One of their requests for the state government, as reported in the Memphis Commercial Appeal, is that "No portrayal of minority experience in the history which actually occurred shall obscure the experience or contributions of the Founding Fathers, or the majority of citizens, including those who reached positions of leadership.”

Impressive.   It openly says that even THE TRUTH should not obscure the reputation of the Founding Fathers.  Since those truths are inconvenient, they need to be eliminated or diminished.  The Tea Party wants "imaginary resolutions" to the "social contradiction" of the Sons of Liberty denying liberty to others and dealing dishonestly with nations that held North America before their arrival.

So, although I am not alarmed at the effort to sanitize Tom Sawyer and Huck Finn, I do not like this proposed revision of history curriculum.  The Twain scholar who has revised the novels, Alan Gribben, has done so in order to get the books into more classrooms in Alabama, where they often have been excluded because of the word "nigger."  While to some degree the novels present an "imaginary solution," they will make possible a discussion of "social contradictions" by their new presence.  But this effort by the Tea Party in Tennessee functions to eliminate discussion in the classroom.

Although the Tea Party folks are honest about their motivations, I doubt the revised textbooks will be as forthright.  I doubt the book covers will include stickers announcing: "New and Improved!  Now with less truth!"

At a news conference announcing the requests, a Tea Party spokesman said, "The thing we need to focus on about the founders is that, given the social structure of their time, they were revolutionaries who brought liberty into a world where it hadn’t existed, to everybody — not all equally instantly — and it was their progress that we need to look at."

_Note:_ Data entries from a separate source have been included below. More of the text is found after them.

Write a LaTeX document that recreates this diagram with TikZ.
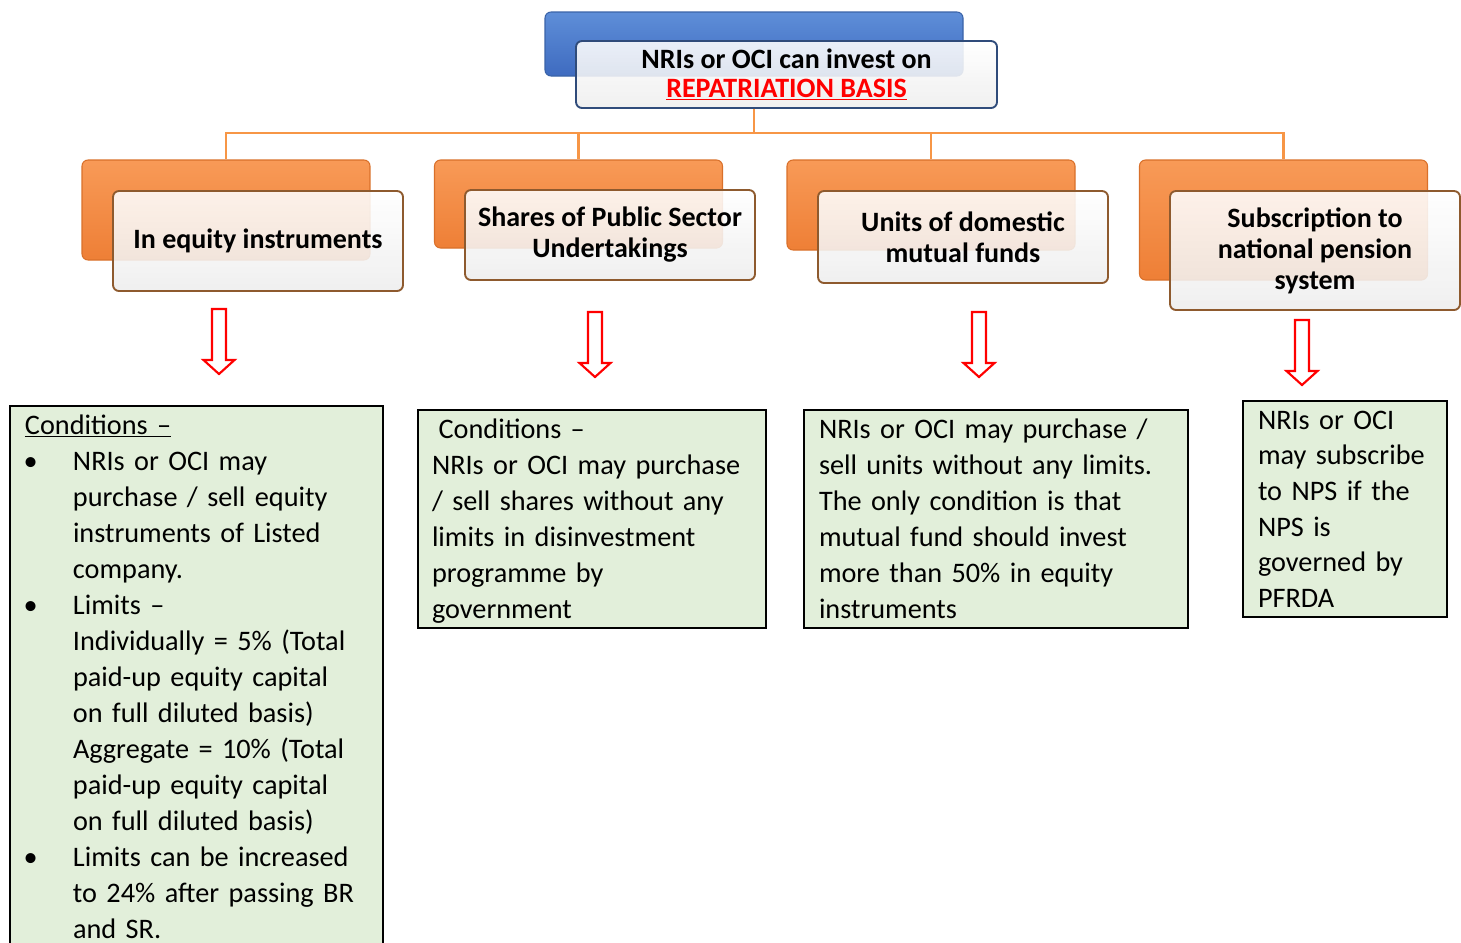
\documentclass[tikz,border=0pt]{standalone}
\usepackage{fontspec}
\setmainfont{Carlito}
\usepackage{tikz}
\usetikzlibrary{positioning,calc}
\definecolor{ink}{HTML}{000000}
\definecolor{oline}{HTML}{F79646}
\definecolor{otop}{HTML}{F89A57}
\definecolor{obot}{HTML}{EE7F36}
\definecolor{oedge}{HTML}{D9702A}
\definecolor{btop}{HTML}{5E8ED8}
\definecolor{bbot}{HTML}{3E6BC0}
\definecolor{bedge}{HTML}{3A63A8}
\definecolor{fbrown}{HTML}{8E5A2E}
\definecolor{fnavy}{HTML}{2F4B7A}
\definecolor{pgreen}{HTML}{E2EFDA}
\definecolor{pred}{HTML}{FF0000}
\newcommand{\bul}{\makebox[36pt][l]{\hspace{-1pt}\textbullet}}
\newcommand{\ind}{\hspace*{36pt}}
\newcommand{\topgap}{\rule{0pt}{18.7pt}}
\newcommand{\botgap}[1][4.5pt]{\rule[-#1]{0pt}{0pt}}

\begin{document}
\begin{tikzpicture}[
  x=0.75pt, y=-0.75pt,
  every node/.style={align=center},
  back/.style={rounded corners=4.5pt, draw=oedge, line width=0.8pt,
               top color=otop, bottom color=obot, minimum width=216pt},
  front/.style={rounded corners=4.5pt, draw=fbrown, line width=1.4pt,
                top color=white, bottom color=white!93!black, fill opacity=0.88,
                text opacity=1, minimum width=217.5pt,
                font=\fontsize{21}{23.25}\selectfont\bfseries},
  bback/.style={back, draw=bedge, top color=btop, bottom color=bbot},
  bfront/.style={front, draw=fnavy, font=\fontsize{21}{21.75}\selectfont\bfseries},
  cond/.style={draw=ink, line width=1.5pt, fill=pgreen, align=left, anchor=north west,
               inner xsep=11.25pt, inner ysep=2.5pt, font=\fontsize{21.2}{27}\selectfont},
  link/.style={draw=oline, line width=2pt},
  hollow/.style={draw=pred, line width=1.6pt, fill=white, line join=miter},
  downarr/.pic={\draw[hollow] (-7,0) -- (7,0) -- (7,51) -- (15.5,51) -- (0,65)
                -- (-15.5,51) -- (-7,51) -- cycle;},
]
\clip (0,0) rectangle (1461,943);

% top
\node[bback, minimum width=313.5pt, minimum height=48pt] (topb) at (754,44) {};
\node[bfront, minimum width=315.75pt, minimum height=50.25pt] (top) at (786.5,74.5)
  {NRIs or OCI can invest on\\{\color{pred}\underline{REPATRIATION BASIS}}};

% four routes
\node[back, minimum height=75pt] (eqb) at (226,210) {};
\node[front, minimum height=75pt] (eq) at (258,241) {In equity instruments};
\node[back, minimum height=66pt] (psub) at (578.5,204) {};
\node[front, minimum height=67.5pt] (psu) at (610,235) {Shares of Public Sector\\Undertakings};
\node[back, minimum height=67.5pt] (mfb) at (931,205) {};
\node[front, minimum height=69pt] (mf) at (963,237) {Units of domestic\\mutual funds};
\node[back, minimum height=90pt] (npsb) at (1283.5,220) {};
\node[front, minimum height=89.25pt] (nps) at (1315,250.5) {Subscription to\\national pension\\system};

\coordinate (bus) at (754,133);
\draw[link] (topb.center |- top.south) -- (bus);
\draw[link] (bus) -| (eqb.north);
\draw[link] (bus) -| (psub.north);
\draw[link] (bus) -| (mfb.north);
\draw[link] (bus) -| (npsb.north);

\pic at (219,309) {downarr};
\pic at (595,312) {downarr};
\pic at (979,312) {downarr};
\pic at (1302,320) {downarr};

% conditions
\node[cond, text width=257.25pt] (c1) at (9,405)
  {\topgap\underline{Conditions –}\\
   \bul NRIs or OCI may\\
   \ind purchase / sell equity\\
   \ind instruments of Listed\\
   \ind company.\\
   \bul Limits –\\
   \ind Individually = 5\% (Total\\
   \ind paid-up equity capital\\
   \ind on full diluted basis)\\
   \ind Aggregate = 10\% (Total\\
   \ind paid-up equity capital\\
   \ind on full diluted basis)\\
   \bul Limits can be increased\\
   \ind to 24\% after passing BR\\
   \ind and SR.\botgap[26pt]};
\node[cond, text width=240pt, inner xsep=10.5pt] (c2) at (417,409)
  {\topgap\hspace*{5pt}Conditions –\\
   NRIs or OCI may purchase\\
   / sell shares without any\\
   limits in disinvestment\\
   programme by\\
   government\botgap};
\node[cond, text width=265.5pt] (c3) at (803,409)
  {\topgap NRIs or OCI may purchase /\\
   sell units without any limits.\\
   The only condition is that\\
   mutual fund should invest\\
   more than 50\% in equity\\
   instruments\botgap};
\node[cond, text width=130.5pt, font=\fontsize{21.2}{26.7}\selectfont] (c4) at (1242,400)
  {\topgap NRIs or OCI\\
   may subscribe\\
   to NPS if the\\
   NPS is\\
   governed by\\
   PFRDA\botgap};
\end{tikzpicture}
\end{document}
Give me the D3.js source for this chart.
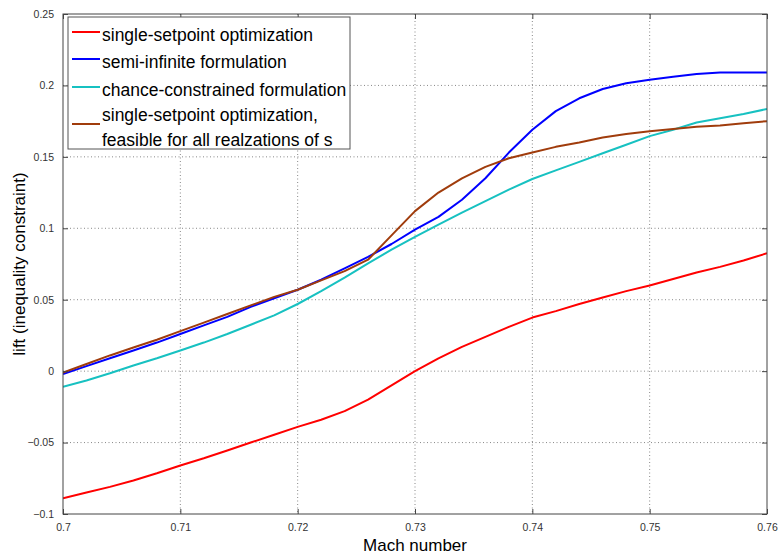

Perhaps the spokesman didn't realize that he was making an argument FOR the inclusion of the contradictions between the Founding Fathers' beliefs and their practices.  How can we measure the progress of liberty without understanding who had their liberty denied and how they gained it?  To measure that progress, we need a discussion of African Americans and American Indians -- and women and Asian Americans and Mexican Americans and homosexuals, etc.  This discussion does not detract from the real accomplishments of the framers of the Constitution, but it does set those accomplishments in clearer context.

Finally, depending upon what the Tea Party spokesman meant by "a world," his statement may also be plain wrong.

If "a world" means the European world that had extended itself to North America, then perhaps the Founding Fathers did introduce a new type of liberty.  But if "a world" means simply North America, then he does not realize there were many native nations here already enjoying all types of liberty not realized in Europe.

All groups have an ideology.  It is impossible to have a society without one, without many.  However, we must remain aware of the ideologies to which we adhere, and we must remain aware of what our ideologies may be making us blind to or encouraging us to forget.  Otherwise, our ideologies can control us rather than us controlling them.  Otherwise, we will be guilty -- as the Tennessee Tea Party seems to be -- of what Emile Durkheim called "the use of notions to govern the collation of facts rather than deriving notions from them."